Labor Groups Press Ministry on New Union Registration Rules

About 100 workers representing eight trade unions and labor associations rallied in front of the Ministry of Labor on Sunday demanding that the government relax registration requirements that they say are being used to stifle efforts to increase their memberships.

The groups—mostly members of the Cambodia Labor Confederation, whose president, Ath Thorn, has been placed under court supervision for a litany of alleged crimes—claim the Labor Ministry has created new bureaucratic blockades to their expansion since nationwide strikes and demonstrations in December and January.

“We face obstacles registering our local unions,” said Rong Chhun, who led Sunday’s rally as president of the Cambodian Confederation of Unions.

“Since late 2013, our registration at about 10 factories has become stuck because it is hard for our local unions to obtain the complex documentation they need to prove…clean criminal records,” he added.

A number of labor confederations have complained that the ministry’s new requirement that labor organizers prove a clean criminal record—by obtaining a letter from the Justice Ministry before registering a local union at a factory—is being used to prevent some of the country’s more militant unions from growing their ranks.

However, Labor Minister Ith Sam Heng has defended the rule, claiming that the labor movement —particularly in the crucial garment sector—needs to be reined in after industrial action that temporarily crippled the industry almost a year ago.

Mr. Sam Heng and Interior Minister Sar Kheng have also promised to push through a new Trade Union Law that will further curtail the freedom to unionize and assemble in the workplace.

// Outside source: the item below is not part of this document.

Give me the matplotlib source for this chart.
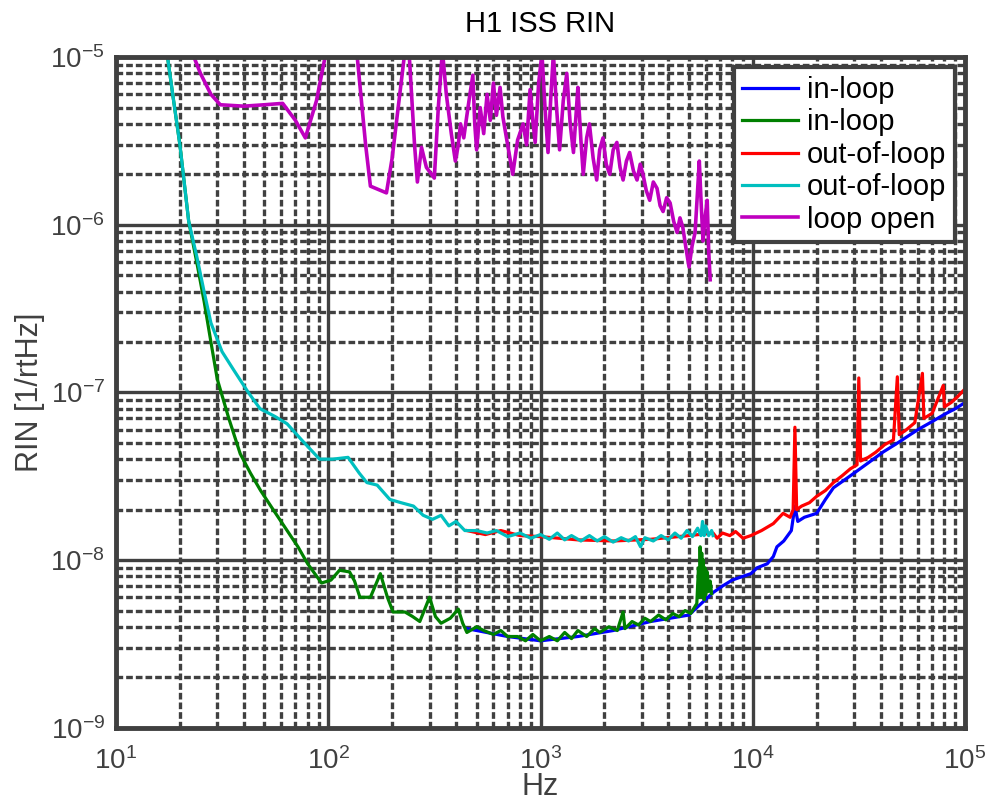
import numpy as np
import matplotlib
matplotlib.use('Agg')
import matplotlib.pyplot as plt
from matplotlib.ticker import NullFormatter

plt.rcParams['font.family'] = ['Liberation Sans', 'DejaVu Sans']
plt.rcParams['axes.unicode_minus'] = False
plt.rcParams['mathtext.default'] = 'regular'

# in-loop (high frequency part, under the green one at low f)
f_blue = [450, 700, 1000, 1500, 2200, 3300, 5000, 6500, 7200, 8000, 9000, 9800, 10500, 11700,
          12500, 13000, 14000, 15200, 15800, 16300, 17500, 20000, 22000, 24000, 28000, 30000,
          35000, 41000, 47000, 54000, 60000, 70000, 80000, 90000, 100000]
v_blue = [3.9e-9, 3.5e-9, 3.3e-9, 3.5e-9, 3.8e-9, 4.3e-9, 4.7e-9, 6.4e-9, 7.0e-9, 7.6e-9, 8.0e-9,
          8.3e-9, 9.0e-9, 9.5e-9, 1.05e-8, 1.2e-8, 1.3e-8, 1.5e-8, 2.1e-8, 1.7e-8, 1.8e-8, 1.9e-8,
          2.3e-8, 2.7e-8, 3.1e-8, 3.3e-8, 3.8e-8, 4.4e-8, 4.9e-8, 5.5e-8, 6.0e-8, 6.7e-8, 7.4e-8,
          8.0e-8, 8.7e-8]

# in-loop (low frequency)
f_green = [17, 18.5, 20, 22, 24, 26, 28, 30, 34, 38.5, 43, 48, 55, 64, 72, 80, 93, 103, 113, 126,
           133, 141, 158, 176, 190, 202, 230, 250, 270, 300, 320, 340, 376, 410, 430, 450, 500,
           540, 600, 650, 700, 780, 850, 920, 1000, 1100, 1200, 1300, 1400, 1500, 1650, 1800,
           1900, 2100, 2300, 2450, 2500, 2700, 2900, 3100, 3300, 3600, 3900, 4200, 4500, 4800,
           5100, 5300, 5450, 5550, 5600, 5650, 5700, 5750, 5800, 5850, 5900, 5950, 6000, 6100,
           6200, 6300, 6400]
v_green = [1.3e-5, 6e-6, 3e-6, 1.05e-6, 6e-7, 3.5e-7, 2e-7, 1.2e-7, 7e-8, 4.3e-8, 3.3e-8, 2.6e-8,
           2e-8, 1.5e-8, 1.2e-8, 9.5e-9, 7.3e-9, 7.6e-9, 8.7e-9, 8.5e-9, 7.5e-9, 6e-9, 6e-9,
           8.3e-9, 6e-9, 4.9e-9, 4.9e-9, 4.6e-9, 4.3e-9, 6e-9, 4.6e-9, 4.2e-9, 4.5e-9, 5.1e-9,
           4.2e-9, 3.7e-9, 4e-9, 3.8e-9, 3.6e-9, 3.8e-9, 3.5e-9, 3.5e-9, 3.3e-9, 3.6e-9, 3.3e-9,
           3.5e-9, 3.3e-9, 3.7e-9, 3.4e-9, 3.8e-9, 3.5e-9, 3.9e-9, 3.7e-9, 4.0e-9, 3.8e-9, 4.9e-9,
           3.9e-9, 4.3e-9, 4.1e-9, 4.5e-9, 4.3e-9, 4.7e-9, 4.4e-9, 4.8e-9, 4.6e-9, 5e-9, 4.8e-9,
           5.2e-9, 5.5e-9, 9e-9, 6e-9, 1.2e-8, 7e-9, 1.1e-8, 6e-9, 1e-8, 5.8e-9, 9e-9, 6.2e-9,
           8.5e-9, 6.5e-9, 7.5e-9, 6.3e-9]

# out-of-loop (high frequency part, under the cyan one at low f)
f_red = [450, 550, 650, 800, 1000, 1500, 2200, 3300, 5000, 6500, 6800, 7200, 7800, 8300, 9000,
         9800, 11000, 12500, 13900, 15000, 15500, 15800, 16100, 17000, 18500, 20000, 22000, 24000,
         26500, 28800, 31000, 31600, 32200, 35000, 38000, 42000, 46000, 48000, 49000, 53000,
         58000, 63000, 64000, 70000, 79000, 80000, 86000, 92000, 100000]
v_red = [1.5e-8, 1.42e-8, 1.5e-8, 1.4e-8, 1.38e-8, 1.32e-8, 1.3e-8, 1.33e-8, 1.4e-8, 1.45e-8,
         1.35e-8, 1.45e-8, 1.4e-8, 1.48e-8, 1.35e-8, 1.4e-8, 1.5e-8, 1.65e-8, 1.9e-8, 1.8e-8,
         2.0e-8, 6.2e-8, 2.0e-8, 2.1e-8, 2.2e-8, 2.4e-8, 2.6e-8, 2.9e-8, 3.2e-8, 3.5e-8, 3.7e-8,
         1.22e-7, 3.9e-8, 4.1e-8, 4.4e-8, 4.9e-8, 5.2e-8, 1.24e-7, 5.6e-8, 6.0e-8, 6.6e-8,
         1.3e-7, 7.0e-8, 7.5e-8, 1.1e-7, 8.2e-8, 8.7e-8, 9.4e-8, 1.05e-7]

# out-of-loop (low frequency)
f_cyan = [17, 18.5, 20, 22, 24, 26, 28, 31.6, 36, 42, 47.7, 56, 64, 75, 91, 105, 124, 140, 152,
          170, 195, 220, 252, 280, 310, 340, 370, 400, 440, 500, 560, 620, 700, 800, 900, 1000,
          1100, 1200, 1300, 1400, 1550, 1700, 1850, 2000, 2200, 2400, 2600, 2800, 2960, 3100,
          3400, 3700, 4000, 4300, 4600, 4900, 5200, 5500, 5700, 5800, 5900, 6000, 6200, 6400, 6500]
v_cyan = [1.3e-5, 6e-6, 3e-6, 1.05e-6, 6.5e-7, 4e-7, 2.6e-7, 1.75e-7, 1.35e-7, 1e-7, 8e-8, 7.2e-8,
          6.5e-8, 5.2e-8, 4e-8, 4e-8, 4.1e-8, 3.3e-8, 2.9e-8, 2.8e-8, 2.3e-8, 2.2e-8, 2.1e-8,
          1.85e-8, 1.75e-8, 1.85e-8, 1.6e-8, 1.7e-8, 1.5e-8, 1.5e-8, 1.45e-8, 1.5e-8, 1.38e-8,
          1.45e-8, 1.35e-8, 1.42e-8, 1.33e-8, 1.45e-8, 1.32e-8, 1.4e-8, 1.3e-8, 1.4e-8, 1.3e-8,
          1.38e-8, 1.28e-8, 1.36e-8, 1.3e-8, 1.38e-8, 1.2e-8, 1.36e-8, 1.3e-8, 1.4e-8, 1.32e-8,
          1.45e-8, 1.35e-8, 1.5e-8, 1.38e-8, 1.55e-8, 1.4e-8, 1.7e-8, 1.4e-8, 1.6e-8, 1.4e-8,
          1.5e-8, 1.4e-8]

# loop open
f_mag = [22, 25, 28, 31, 40, 50, 61, 70, 78, 88, 98, 115, 136, 150, 158, 188, 200, 230, 240,
         255, 263, 275, 290, 316, 330, 345, 360, 380, 397, 410, 420, 435, 450, 465, 480, 490,
         500, 520, 540, 560, 580, 600, 620, 645, 665, 700, 740, 780, 828, 860, 893, 920, 944,
         980, 1016, 1050, 1085, 1120, 1150, 1190, 1230, 1280, 1330, 1380, 1430, 1470, 1500,
         1550, 1590, 1650, 1700, 1770, 1840, 1900, 1970, 2040, 2120, 2200, 2290, 2370, 2450,
         2540, 2630, 2740, 2850, 2950, 3040, 3150, 3270, 3400, 3540, 3660, 3780, 3930, 4080,
         4240, 4400, 4540, 4680, 4850, 5010, 5180, 5350, 5480, 5600, 5720, 5830, 5960, 6100,
         6200, 6300]
v_mag = [1.2e-5, 8e-6, 6e-6, 5.2e-6, 5.1e-6, 5.2e-6, 5.3e-6, 4.2e-6, 3.3e-6, 5.5e-6, 1.1e-5,
         2e-5, 1.1e-5, 3e-6, 1.7e-6, 1.55e-6, 2.5e-6, 1.1e-5, 1.1e-5, 3e-6, 1.8e-6, 2.9e-6,
         2.2e-6, 1.9e-6, 5e-6, 1.1e-5, 6e-6, 3.5e-6, 2.4e-6, 3e-6, 4e-6, 3.3e-6, 4.5e-6, 6e-6,
         7.8e-6, 4e-6, 2.8e-6, 5e-6, 3.5e-6, 6e-6, 4.2e-6, 7e-6, 4.5e-6, 6.6e-6, 4.4e-6, 3e-6,
         2.0e-6, 3.2e-6, 4.0e-6, 3.0e-6, 6.4e-6, 4.2e-6, 3.1e-6, 7e-6, 1.05e-5, 5e-6, 2.7e-6,
         6e-6, 1.05e-5, 5e-6, 2.8e-6, 5.5e-6, 8e-6, 4e-6, 2.7e-6, 4.5e-6, 6.6e-6, 3.2e-6, 2e-6,
         3.3e-6, 4e-6, 2.5e-6, 1.85e-6, 2.8e-6, 3.3e-6, 2.3e-6, 2e-6, 2.8e-6, 3.1e-6, 2.2e-6,
         1.85e-6, 2.4e-6, 2.7e-6, 2.1e-6, 1.85e-6, 2.3e-6, 2e-6, 1.6e-6, 1.4e-6, 1.8e-6, 1.65e-6,
         1.3e-6, 1.2e-6, 1.45e-6, 1.35e-6, 1.05e-6, 9e-7, 1.1e-6, 9.7e-7, 7.2e-7, 5.6e-7, 7.5e-7,
         9e-7, 1.5e-6, 2.4e-6, 1.3e-6, 8e-7, 1.1e-6, 1.4e-6, 7e-7, 4.7e-7]

gray = '#404040'
fig = plt.figure(figsize=(10, 8.05), dpi=100)
ax = fig.add_axes([0.116, 0.096, 0.849, 0.833])

lw = 2.3
ax.loglog(f_blue, v_blue, color=(0, 0, 1), lw=lw, label='in-loop')
ax.loglog(f_green, v_green, color=(0, 0.5, 0), lw=lw, label='in-loop')
ax.loglog(f_red, v_red, color=(1, 0, 0), lw=lw, label='out-of-loop')
ax.loglog(f_cyan, v_cyan, color=(0, 0.75, 0.75), lw=lw, label='out-of-loop')
ax.loglog(f_mag, v_mag, color=(0.75, 0, 0.75), lw=2.6, label='loop open')

ax.set_xlim(10, 1e5)
ax.set_ylim(1e-9, 1e-5)

ax.grid(which='major', color=gray, lw=2.4, ls='-')
ax.grid(which='minor', color=gray, lw=2.4, ls=(0, (2, 0.9)))
ax.set_axisbelow(True)
for s in ax.spines.values():
    s.set_linewidth(3.5)
    s.set_color(gray)
ax.xaxis.set_minor_formatter(NullFormatter())
ax.yaxis.set_minor_formatter(NullFormatter())
ax.tick_params(which='both', direction='in', length=0, labelsize=20, labelcolor=gray)
ax.tick_params(axis='x', pad=14)
ax.tick_params(axis='y', pad=8)

ax.set_title('H1 ISS RIN', fontsize=21, pad=18)
ax.set_xlabel('Hz', fontsize=22, color=gray, labelpad=-2)
ax.set_ylabel('RIN [1/rtHz]', fontsize=22, color=gray, labelpad=4)

leg = ax.legend(loc='upper right', fontsize=21, fancybox=False, framealpha=1,
                edgecolor=gray, borderaxespad=0.35, handlelength=1.9, handletextpad=0.3,
                labelspacing=0.15, borderpad=0.3)
leg.get_frame().set_linewidth(3)

fig.savefig('out.png', dpi=100)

Speaking to the Garment Manufacturers Association in Cambodia earlier this month, Mr. Kheng estimated that there were 4,000 local unions and 90 union federations operating in the sector.

“I acknowledge that there are too many unions,” he said at the time, promising to pass the new union law despite the fact that, in its latest draft, it fails to meet Cambodia’s international obligations to protect the freedoms of workers.